Supplied data.
===

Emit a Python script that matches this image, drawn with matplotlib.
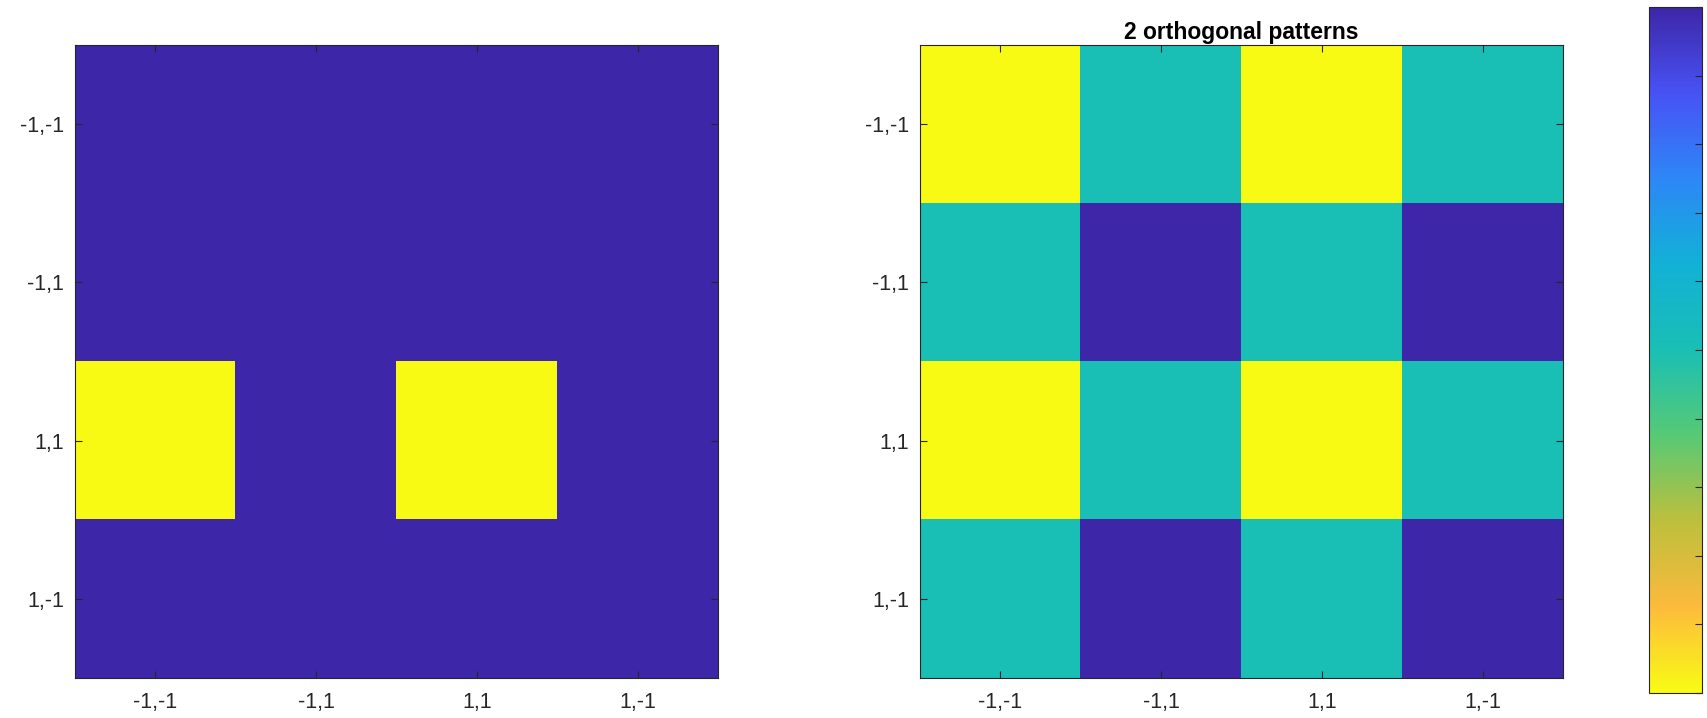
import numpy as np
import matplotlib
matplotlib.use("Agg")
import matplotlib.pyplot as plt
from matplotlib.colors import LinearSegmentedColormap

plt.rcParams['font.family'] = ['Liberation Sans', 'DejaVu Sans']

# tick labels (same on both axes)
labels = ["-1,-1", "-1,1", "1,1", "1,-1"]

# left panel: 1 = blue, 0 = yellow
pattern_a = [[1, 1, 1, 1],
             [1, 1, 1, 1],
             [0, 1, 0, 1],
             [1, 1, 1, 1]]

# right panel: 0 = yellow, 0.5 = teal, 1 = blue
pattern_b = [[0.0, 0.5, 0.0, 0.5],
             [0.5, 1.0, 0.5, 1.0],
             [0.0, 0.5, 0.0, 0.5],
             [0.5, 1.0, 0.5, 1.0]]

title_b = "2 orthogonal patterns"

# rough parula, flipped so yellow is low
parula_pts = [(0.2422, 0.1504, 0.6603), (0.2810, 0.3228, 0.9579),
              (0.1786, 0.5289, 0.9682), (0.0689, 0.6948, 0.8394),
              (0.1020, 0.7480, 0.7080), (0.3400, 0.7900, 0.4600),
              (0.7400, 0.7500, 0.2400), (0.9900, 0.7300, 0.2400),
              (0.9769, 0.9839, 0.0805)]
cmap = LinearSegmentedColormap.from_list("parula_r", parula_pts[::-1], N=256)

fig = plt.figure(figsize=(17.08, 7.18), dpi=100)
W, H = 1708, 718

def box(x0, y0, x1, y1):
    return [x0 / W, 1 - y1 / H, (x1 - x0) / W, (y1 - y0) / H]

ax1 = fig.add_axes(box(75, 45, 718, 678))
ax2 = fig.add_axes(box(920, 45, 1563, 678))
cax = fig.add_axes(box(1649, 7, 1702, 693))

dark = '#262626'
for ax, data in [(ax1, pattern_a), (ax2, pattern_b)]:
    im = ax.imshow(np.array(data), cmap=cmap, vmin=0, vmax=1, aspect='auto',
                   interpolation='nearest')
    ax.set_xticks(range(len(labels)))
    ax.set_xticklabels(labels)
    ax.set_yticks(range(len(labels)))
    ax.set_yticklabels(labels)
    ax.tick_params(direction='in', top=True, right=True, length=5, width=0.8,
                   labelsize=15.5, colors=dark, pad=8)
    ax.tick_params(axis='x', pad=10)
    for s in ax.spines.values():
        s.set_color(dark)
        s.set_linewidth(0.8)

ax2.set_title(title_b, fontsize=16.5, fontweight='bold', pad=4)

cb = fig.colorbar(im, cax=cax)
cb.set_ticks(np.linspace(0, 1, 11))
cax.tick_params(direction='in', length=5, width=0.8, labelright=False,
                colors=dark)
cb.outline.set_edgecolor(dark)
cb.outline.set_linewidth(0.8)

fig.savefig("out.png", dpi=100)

===

Reproduce every line exactly and omit all pictures.

Task response.
Emit a Python script that matches this image, drawn with matplotlib.
import numpy as np
import matplotlib
matplotlib.use("Agg")
import matplotlib.pyplot as plt
from matplotlib.colors import LinearSegmentedColormap

plt.rcParams['font.family'] = ['Liberation Sans', 'DejaVu Sans']

# tick labels (same on both axes)
labels = ["-1,-1", "-1,1", "1,1", "1,-1"]

# left panel: 1 = blue, 0 = yellow
pattern_a = [[1, 1, 1, 1],
             [1, 1, 1, 1],
             [0, 1, 0, 1],
             [1, 1, 1, 1]]

# right panel: 0 = yellow, 0.5 = teal, 1 = blue
pattern_b = [[0.0, 0.5, 0.0, 0.5],
             [0.5, 1.0, 0.5, 1.0],
             [0.0, 0.5, 0.0, 0.5],
             [0.5, 1.0, 0.5, 1.0]]

title_b = "2 orthogonal patterns"

# rough parula, flipped so yellow is low
parula_pts = [(0.2422, 0.1504, 0.6603), (0.2810, 0.3228, 0.9579),
              (0.1786, 0.5289, 0.9682), (0.0689, 0.6948, 0.8394),
              (0.1020, 0.7480, 0.7080), (0.3400, 0.7900, 0.4600),
              (0.7400, 0.7500, 0.2400), (0.9900, 0.7300, 0.2400),
              (0.9769, 0.9839, 0.0805)]
cmap = LinearSegmentedColormap.from_list("parula_r", parula_pts[::-1], N=256)

fig = plt.figure(figsize=(17.08, 7.18), dpi=100)
W, H = 1708, 718

def box(x0, y0, x1, y1):
    return [x0 / W, 1 - y1 / H, (x1 - x0) / W, (y1 - y0) / H]

ax1 = fig.add_axes(box(75, 45, 718, 678))
ax2 = fig.add_axes(box(920, 45, 1563, 678))
cax = fig.add_axes(box(1649, 7, 1702, 693))

dark = '#262626'
for ax, data in [(ax1, pattern_a), (ax2, pattern_b)]:
    im = ax.imshow(np.array(data), cmap=cmap, vmin=0, vmax=1, aspect='auto',
                   interpolation='nearest')
    ax.set_xticks(range(len(labels)))
    ax.set_xticklabels(labels)
    ax.set_yticks(range(len(labels)))
    ax.set_yticklabels(labels)
    ax.tick_params(direction='in', top=True, right=True, length=5, width=0.8,
                   labelsize=15.5, colors=dark, pad=8)
    ax.tick_params(axis='x', pad=10)
    for s in ax.spines.values():
        s.set_color(dark)
        s.set_linewidth(0.8)

ax2.set_title(title_b, fontsize=16.5, fontweight='bold', pad=4)

cb = fig.colorbar(im, cax=cax)
cb.set_ticks(np.linspace(0, 1, 11))
cax.tick_params(direction='in', length=5, width=0.8, labelright=False,
                colors=dark)
cb.outline.set_edgecolor(dark)
cb.outline.set_linewidth(0.8)

fig.savefig("out.png", dpi=100)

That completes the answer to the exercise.